SET EXERCISE: For every line in the data below that contains "code", copy the line.

[Data listing]
.....
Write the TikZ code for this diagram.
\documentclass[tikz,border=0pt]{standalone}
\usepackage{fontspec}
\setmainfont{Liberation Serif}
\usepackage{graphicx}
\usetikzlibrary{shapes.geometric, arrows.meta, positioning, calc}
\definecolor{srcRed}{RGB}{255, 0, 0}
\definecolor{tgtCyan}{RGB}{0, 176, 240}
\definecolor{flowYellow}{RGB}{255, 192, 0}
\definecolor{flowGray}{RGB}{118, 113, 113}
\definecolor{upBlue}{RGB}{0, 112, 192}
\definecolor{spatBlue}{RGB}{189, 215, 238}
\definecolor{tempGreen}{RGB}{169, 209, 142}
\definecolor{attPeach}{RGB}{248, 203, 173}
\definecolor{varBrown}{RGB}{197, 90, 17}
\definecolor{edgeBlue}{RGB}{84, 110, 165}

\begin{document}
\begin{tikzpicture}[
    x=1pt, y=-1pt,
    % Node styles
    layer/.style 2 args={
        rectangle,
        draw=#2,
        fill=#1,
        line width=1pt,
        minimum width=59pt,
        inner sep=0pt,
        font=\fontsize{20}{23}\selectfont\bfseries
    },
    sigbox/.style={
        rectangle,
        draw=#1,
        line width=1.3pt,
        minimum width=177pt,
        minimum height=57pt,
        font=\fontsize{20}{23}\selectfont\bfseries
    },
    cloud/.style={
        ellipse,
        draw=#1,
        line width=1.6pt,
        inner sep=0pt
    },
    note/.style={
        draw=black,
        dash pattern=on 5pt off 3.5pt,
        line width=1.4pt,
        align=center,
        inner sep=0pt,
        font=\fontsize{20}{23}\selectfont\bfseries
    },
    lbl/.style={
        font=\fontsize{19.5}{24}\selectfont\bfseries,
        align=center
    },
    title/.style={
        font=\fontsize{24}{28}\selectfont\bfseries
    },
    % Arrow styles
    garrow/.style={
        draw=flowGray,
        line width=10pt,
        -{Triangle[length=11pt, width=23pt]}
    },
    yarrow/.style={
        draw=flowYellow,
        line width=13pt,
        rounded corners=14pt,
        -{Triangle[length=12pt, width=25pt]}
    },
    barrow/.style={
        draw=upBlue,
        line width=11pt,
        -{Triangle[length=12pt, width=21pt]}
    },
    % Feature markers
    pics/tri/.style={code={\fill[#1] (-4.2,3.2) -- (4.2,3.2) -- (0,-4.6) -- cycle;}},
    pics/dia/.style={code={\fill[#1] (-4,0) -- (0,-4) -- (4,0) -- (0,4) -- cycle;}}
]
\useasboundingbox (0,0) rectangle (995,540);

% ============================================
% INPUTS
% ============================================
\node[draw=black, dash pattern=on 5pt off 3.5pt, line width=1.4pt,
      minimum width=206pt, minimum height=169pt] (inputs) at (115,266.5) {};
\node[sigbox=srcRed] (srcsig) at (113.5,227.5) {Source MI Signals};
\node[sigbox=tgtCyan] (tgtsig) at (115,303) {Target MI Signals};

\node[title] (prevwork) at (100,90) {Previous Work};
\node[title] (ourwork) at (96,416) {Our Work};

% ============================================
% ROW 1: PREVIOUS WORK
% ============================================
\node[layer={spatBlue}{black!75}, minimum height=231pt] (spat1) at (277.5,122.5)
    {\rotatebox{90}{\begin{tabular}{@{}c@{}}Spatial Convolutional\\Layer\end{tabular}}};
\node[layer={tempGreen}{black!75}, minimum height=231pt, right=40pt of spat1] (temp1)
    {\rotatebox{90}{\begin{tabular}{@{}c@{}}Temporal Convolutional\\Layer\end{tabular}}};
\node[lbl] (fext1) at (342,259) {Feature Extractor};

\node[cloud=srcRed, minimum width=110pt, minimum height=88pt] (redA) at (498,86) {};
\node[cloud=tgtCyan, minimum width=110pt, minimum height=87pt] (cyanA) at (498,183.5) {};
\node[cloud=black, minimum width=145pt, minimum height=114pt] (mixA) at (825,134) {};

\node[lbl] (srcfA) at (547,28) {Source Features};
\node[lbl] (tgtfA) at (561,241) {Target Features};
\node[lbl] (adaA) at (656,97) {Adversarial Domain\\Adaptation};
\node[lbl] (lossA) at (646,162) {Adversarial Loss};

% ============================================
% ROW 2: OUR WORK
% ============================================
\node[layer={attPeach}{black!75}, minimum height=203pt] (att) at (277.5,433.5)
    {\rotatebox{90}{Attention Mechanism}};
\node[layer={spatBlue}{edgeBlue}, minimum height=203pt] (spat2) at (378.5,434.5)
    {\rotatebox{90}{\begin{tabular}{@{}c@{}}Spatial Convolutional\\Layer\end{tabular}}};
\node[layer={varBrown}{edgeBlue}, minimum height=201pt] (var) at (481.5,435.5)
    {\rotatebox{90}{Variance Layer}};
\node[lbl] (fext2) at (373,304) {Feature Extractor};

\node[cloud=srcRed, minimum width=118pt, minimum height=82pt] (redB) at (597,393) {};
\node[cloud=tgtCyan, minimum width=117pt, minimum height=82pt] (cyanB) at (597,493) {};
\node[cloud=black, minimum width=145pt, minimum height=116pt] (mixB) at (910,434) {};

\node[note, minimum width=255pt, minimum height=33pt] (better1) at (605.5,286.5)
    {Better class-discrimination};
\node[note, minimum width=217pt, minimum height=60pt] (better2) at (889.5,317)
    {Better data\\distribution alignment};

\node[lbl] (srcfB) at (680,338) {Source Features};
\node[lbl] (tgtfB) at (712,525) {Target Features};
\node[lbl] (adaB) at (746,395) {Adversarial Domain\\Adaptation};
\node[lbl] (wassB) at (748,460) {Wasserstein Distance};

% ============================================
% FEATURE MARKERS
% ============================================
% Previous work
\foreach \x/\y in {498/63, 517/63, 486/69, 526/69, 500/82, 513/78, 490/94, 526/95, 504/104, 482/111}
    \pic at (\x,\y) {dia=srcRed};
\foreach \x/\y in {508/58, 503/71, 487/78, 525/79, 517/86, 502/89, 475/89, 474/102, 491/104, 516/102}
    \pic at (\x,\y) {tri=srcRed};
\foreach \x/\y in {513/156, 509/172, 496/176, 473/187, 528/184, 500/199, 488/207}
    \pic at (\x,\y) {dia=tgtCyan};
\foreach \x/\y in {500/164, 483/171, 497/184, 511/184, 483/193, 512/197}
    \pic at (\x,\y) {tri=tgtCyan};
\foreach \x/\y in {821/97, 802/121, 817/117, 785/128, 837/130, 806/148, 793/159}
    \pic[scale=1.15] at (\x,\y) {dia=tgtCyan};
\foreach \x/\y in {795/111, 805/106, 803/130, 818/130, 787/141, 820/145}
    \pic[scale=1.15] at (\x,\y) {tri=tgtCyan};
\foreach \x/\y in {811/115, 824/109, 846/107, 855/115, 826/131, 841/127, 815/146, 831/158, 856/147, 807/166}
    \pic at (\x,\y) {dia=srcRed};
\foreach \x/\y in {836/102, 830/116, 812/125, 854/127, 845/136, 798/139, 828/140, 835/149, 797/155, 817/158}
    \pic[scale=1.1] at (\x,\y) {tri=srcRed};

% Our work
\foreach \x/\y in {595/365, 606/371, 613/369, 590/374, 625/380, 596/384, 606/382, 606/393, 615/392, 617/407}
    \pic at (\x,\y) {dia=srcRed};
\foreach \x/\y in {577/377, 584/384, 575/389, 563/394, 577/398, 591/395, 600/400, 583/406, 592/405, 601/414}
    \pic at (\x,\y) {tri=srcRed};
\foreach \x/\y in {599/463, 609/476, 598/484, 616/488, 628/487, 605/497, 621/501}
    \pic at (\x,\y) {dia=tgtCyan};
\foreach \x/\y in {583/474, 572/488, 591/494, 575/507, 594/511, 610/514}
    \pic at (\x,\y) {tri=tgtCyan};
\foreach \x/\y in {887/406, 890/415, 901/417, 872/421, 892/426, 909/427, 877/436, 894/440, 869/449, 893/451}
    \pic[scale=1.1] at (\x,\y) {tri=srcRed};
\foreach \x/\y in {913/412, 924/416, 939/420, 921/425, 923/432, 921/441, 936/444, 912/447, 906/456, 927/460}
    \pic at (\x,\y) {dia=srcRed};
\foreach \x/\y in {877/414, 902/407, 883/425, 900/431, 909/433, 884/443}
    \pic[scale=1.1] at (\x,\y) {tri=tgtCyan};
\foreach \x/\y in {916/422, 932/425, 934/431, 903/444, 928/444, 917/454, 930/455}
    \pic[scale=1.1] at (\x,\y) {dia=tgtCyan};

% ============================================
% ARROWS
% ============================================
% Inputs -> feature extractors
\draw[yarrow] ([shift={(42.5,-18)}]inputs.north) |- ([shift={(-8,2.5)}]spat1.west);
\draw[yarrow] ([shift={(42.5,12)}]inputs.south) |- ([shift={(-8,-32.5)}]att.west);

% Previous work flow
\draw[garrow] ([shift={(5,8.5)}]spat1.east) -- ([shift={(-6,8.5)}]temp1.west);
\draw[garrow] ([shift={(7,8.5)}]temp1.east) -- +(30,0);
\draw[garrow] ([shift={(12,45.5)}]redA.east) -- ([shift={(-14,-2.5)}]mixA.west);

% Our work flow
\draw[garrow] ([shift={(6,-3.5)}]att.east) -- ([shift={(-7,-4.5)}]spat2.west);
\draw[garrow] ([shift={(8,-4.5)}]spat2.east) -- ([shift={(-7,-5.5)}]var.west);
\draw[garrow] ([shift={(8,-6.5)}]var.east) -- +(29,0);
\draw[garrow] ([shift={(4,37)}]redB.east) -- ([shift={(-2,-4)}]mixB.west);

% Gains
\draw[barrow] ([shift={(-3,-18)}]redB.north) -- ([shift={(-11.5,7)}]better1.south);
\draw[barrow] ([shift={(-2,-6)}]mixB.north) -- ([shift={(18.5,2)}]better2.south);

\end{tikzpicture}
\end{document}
.....
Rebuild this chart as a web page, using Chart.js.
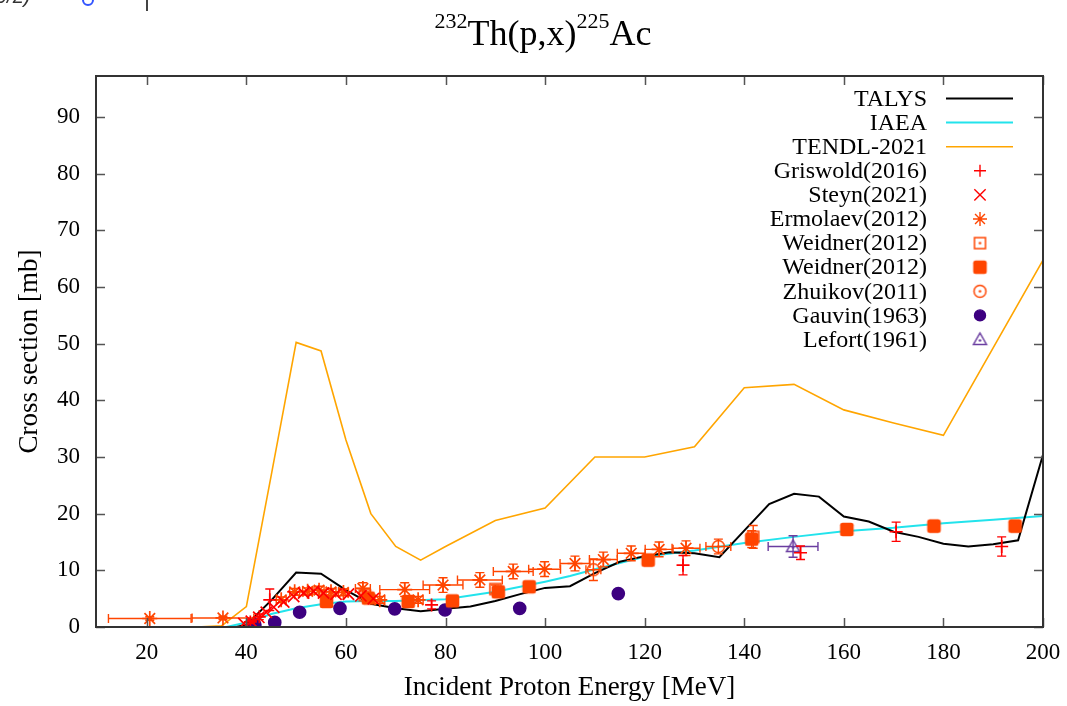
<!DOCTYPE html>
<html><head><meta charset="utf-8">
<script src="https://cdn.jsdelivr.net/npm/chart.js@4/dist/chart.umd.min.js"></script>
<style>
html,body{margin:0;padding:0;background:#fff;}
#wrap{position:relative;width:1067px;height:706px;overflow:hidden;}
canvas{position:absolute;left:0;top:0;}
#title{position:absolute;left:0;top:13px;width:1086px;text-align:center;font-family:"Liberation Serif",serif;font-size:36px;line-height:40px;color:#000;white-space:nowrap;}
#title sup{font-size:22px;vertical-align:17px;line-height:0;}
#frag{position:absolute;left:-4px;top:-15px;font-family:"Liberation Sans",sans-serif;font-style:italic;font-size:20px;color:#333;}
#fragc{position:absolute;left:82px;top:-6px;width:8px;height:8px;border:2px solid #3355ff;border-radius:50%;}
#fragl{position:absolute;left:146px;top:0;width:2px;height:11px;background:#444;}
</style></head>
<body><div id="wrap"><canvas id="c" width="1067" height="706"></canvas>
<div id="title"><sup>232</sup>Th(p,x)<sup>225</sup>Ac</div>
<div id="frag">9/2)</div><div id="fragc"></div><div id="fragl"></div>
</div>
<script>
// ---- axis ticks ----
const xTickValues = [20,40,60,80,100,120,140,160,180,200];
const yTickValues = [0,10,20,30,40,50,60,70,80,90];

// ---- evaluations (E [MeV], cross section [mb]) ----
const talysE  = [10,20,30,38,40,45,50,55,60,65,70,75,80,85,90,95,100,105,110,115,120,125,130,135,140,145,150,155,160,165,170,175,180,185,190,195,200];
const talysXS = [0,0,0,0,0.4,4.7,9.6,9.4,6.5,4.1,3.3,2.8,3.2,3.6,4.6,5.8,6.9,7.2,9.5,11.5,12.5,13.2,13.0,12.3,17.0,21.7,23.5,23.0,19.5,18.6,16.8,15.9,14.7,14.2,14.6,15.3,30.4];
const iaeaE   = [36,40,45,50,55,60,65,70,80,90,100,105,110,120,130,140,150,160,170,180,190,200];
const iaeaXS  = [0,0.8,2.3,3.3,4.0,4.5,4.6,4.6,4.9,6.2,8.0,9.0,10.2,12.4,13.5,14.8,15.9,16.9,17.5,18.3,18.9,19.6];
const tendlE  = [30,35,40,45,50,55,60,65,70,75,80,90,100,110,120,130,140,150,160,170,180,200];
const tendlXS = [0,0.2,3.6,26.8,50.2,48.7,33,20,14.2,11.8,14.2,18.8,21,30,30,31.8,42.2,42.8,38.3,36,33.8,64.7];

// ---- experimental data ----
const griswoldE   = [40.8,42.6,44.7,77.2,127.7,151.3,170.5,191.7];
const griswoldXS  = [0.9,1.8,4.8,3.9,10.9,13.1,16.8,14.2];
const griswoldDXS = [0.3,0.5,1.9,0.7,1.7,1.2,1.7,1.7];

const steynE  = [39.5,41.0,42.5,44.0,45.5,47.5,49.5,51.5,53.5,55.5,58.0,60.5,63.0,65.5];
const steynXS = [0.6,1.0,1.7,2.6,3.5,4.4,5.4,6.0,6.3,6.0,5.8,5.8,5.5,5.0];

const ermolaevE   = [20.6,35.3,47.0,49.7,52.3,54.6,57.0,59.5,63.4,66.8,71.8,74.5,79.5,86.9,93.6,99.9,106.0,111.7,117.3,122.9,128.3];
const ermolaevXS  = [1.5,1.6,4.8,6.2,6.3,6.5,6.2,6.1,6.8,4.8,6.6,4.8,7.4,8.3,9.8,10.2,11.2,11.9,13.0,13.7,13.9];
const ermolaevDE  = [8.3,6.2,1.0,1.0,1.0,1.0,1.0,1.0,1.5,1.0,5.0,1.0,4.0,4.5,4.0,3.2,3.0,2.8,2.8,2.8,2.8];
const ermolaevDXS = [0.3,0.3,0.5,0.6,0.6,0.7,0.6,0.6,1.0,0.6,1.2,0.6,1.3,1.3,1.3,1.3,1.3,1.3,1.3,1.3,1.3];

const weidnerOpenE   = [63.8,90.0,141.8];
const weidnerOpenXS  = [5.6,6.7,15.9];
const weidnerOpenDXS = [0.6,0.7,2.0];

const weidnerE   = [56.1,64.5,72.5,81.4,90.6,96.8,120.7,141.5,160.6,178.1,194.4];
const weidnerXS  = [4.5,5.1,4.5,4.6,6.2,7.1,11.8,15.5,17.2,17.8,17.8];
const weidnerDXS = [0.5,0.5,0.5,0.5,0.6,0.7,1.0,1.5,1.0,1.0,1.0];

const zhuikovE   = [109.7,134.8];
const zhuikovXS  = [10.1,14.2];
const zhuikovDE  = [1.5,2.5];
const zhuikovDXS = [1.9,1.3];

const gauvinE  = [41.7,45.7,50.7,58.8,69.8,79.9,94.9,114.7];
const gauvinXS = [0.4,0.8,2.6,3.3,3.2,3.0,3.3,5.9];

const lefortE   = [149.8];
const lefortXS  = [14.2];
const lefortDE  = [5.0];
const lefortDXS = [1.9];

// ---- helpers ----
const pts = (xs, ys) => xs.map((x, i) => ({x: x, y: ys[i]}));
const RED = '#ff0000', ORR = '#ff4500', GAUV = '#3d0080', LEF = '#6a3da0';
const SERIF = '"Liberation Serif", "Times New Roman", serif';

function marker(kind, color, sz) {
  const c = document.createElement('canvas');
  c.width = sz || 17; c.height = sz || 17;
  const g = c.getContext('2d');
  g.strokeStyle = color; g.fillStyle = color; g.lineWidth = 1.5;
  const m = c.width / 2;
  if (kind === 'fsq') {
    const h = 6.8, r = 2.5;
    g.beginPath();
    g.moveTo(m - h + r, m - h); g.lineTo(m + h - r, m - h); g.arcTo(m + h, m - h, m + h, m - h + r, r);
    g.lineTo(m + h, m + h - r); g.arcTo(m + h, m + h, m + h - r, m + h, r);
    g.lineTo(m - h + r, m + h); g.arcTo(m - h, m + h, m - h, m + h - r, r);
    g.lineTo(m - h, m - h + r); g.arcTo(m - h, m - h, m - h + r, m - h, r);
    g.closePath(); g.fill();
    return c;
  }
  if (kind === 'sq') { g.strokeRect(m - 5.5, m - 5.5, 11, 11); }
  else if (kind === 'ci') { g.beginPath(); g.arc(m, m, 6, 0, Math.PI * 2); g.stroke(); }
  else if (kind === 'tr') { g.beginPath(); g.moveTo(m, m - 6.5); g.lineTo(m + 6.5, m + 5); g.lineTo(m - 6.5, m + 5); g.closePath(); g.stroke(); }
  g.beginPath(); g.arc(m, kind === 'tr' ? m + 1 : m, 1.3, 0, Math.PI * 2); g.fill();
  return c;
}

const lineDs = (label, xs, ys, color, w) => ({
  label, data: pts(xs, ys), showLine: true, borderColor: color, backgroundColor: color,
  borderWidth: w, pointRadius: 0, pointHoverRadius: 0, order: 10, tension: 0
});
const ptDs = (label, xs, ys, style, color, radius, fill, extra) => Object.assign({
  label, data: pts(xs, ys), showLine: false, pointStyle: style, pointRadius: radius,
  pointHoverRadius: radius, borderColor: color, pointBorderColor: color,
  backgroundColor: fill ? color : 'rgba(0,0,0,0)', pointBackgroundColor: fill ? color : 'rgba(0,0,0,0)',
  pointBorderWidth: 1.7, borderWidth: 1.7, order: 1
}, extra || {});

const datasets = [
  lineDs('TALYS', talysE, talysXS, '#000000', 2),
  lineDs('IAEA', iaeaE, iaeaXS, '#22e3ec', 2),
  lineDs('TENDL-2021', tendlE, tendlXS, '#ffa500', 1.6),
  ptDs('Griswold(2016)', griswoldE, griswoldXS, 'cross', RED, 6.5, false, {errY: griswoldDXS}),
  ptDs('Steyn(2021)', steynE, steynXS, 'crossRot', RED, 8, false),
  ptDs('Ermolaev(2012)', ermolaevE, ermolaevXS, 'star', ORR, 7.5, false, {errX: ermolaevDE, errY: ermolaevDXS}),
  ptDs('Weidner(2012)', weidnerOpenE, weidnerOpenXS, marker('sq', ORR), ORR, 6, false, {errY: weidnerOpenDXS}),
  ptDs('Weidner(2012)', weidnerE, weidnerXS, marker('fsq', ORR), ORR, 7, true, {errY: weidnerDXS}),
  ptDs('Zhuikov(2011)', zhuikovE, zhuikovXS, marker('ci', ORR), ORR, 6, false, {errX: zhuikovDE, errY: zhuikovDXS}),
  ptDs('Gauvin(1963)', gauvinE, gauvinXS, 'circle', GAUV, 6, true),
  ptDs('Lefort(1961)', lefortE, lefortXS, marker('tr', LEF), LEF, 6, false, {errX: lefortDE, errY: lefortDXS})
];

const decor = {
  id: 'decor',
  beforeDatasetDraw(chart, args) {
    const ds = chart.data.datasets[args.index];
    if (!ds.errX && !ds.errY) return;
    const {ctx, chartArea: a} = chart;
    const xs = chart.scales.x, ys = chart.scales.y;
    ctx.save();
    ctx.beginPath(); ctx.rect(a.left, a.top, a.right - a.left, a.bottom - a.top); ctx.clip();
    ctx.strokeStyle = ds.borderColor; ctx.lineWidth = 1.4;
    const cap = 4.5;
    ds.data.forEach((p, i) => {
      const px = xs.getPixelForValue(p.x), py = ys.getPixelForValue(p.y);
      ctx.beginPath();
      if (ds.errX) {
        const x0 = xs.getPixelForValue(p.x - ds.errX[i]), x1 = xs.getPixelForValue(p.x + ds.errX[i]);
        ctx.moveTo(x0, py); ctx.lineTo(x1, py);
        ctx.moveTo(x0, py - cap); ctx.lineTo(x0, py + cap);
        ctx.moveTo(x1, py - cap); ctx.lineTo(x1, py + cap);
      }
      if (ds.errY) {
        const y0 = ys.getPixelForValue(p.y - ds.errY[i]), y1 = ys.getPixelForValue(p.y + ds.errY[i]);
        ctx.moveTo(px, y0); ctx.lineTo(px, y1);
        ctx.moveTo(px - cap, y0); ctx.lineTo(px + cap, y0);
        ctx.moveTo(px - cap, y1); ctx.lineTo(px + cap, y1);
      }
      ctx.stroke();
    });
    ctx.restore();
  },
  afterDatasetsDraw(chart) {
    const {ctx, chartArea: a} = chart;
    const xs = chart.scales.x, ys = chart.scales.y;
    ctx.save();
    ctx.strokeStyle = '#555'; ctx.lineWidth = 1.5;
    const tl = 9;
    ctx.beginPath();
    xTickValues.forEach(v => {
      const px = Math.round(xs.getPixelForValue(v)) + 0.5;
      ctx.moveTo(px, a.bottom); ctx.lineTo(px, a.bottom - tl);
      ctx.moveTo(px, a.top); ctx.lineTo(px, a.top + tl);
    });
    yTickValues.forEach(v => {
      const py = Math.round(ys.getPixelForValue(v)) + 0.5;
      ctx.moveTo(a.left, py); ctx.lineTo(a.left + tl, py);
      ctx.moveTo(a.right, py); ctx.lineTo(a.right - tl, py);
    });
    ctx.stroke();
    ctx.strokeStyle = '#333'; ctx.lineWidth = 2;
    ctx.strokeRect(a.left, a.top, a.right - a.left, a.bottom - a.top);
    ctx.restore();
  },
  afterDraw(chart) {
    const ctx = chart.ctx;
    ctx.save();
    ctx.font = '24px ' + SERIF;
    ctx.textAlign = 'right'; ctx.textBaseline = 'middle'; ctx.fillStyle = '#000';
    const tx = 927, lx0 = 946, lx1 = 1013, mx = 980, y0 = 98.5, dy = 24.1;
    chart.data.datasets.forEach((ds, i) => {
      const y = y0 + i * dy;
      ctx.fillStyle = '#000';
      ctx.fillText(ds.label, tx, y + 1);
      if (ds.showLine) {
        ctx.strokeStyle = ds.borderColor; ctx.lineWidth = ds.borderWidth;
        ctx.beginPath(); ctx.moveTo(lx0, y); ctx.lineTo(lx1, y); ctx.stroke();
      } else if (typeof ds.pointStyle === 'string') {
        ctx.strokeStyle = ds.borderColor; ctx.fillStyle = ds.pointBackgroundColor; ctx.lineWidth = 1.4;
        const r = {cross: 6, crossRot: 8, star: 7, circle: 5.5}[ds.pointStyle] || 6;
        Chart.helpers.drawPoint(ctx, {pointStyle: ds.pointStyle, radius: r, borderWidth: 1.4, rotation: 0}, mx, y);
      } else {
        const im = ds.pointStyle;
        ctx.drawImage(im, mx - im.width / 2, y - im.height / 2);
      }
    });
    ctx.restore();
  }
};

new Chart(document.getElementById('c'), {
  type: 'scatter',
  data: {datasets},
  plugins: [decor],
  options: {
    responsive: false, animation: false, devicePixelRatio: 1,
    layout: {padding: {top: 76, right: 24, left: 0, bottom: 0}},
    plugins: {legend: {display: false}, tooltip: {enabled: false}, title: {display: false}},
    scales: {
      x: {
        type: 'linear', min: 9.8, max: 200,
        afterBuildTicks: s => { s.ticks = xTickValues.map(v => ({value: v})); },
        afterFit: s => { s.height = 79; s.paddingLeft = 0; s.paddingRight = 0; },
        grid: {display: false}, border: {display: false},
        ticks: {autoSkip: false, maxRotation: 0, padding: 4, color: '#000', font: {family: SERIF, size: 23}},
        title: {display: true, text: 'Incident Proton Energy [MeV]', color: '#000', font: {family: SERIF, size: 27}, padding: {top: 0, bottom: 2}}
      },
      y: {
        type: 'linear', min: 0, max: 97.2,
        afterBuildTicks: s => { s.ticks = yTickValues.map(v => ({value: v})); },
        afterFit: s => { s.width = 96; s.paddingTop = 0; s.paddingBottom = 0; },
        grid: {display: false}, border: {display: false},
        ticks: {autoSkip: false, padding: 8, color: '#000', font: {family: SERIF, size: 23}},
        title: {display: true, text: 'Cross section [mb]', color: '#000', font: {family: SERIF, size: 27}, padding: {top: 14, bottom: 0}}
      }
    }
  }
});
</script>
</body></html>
.....
TASK SOLUTION:
Write the TikZ code for this diagram.
    pics/tri/.style={code={\fill[#1] (-4.2,3.2) -- (4.2,3.2) -- (0,-4.6) -- cycle;}},
    pics/dia/.style={code={\fill[#1] (-4,0) -- (0,-4) -- (4,0) -- (0,4) -- cycle;}}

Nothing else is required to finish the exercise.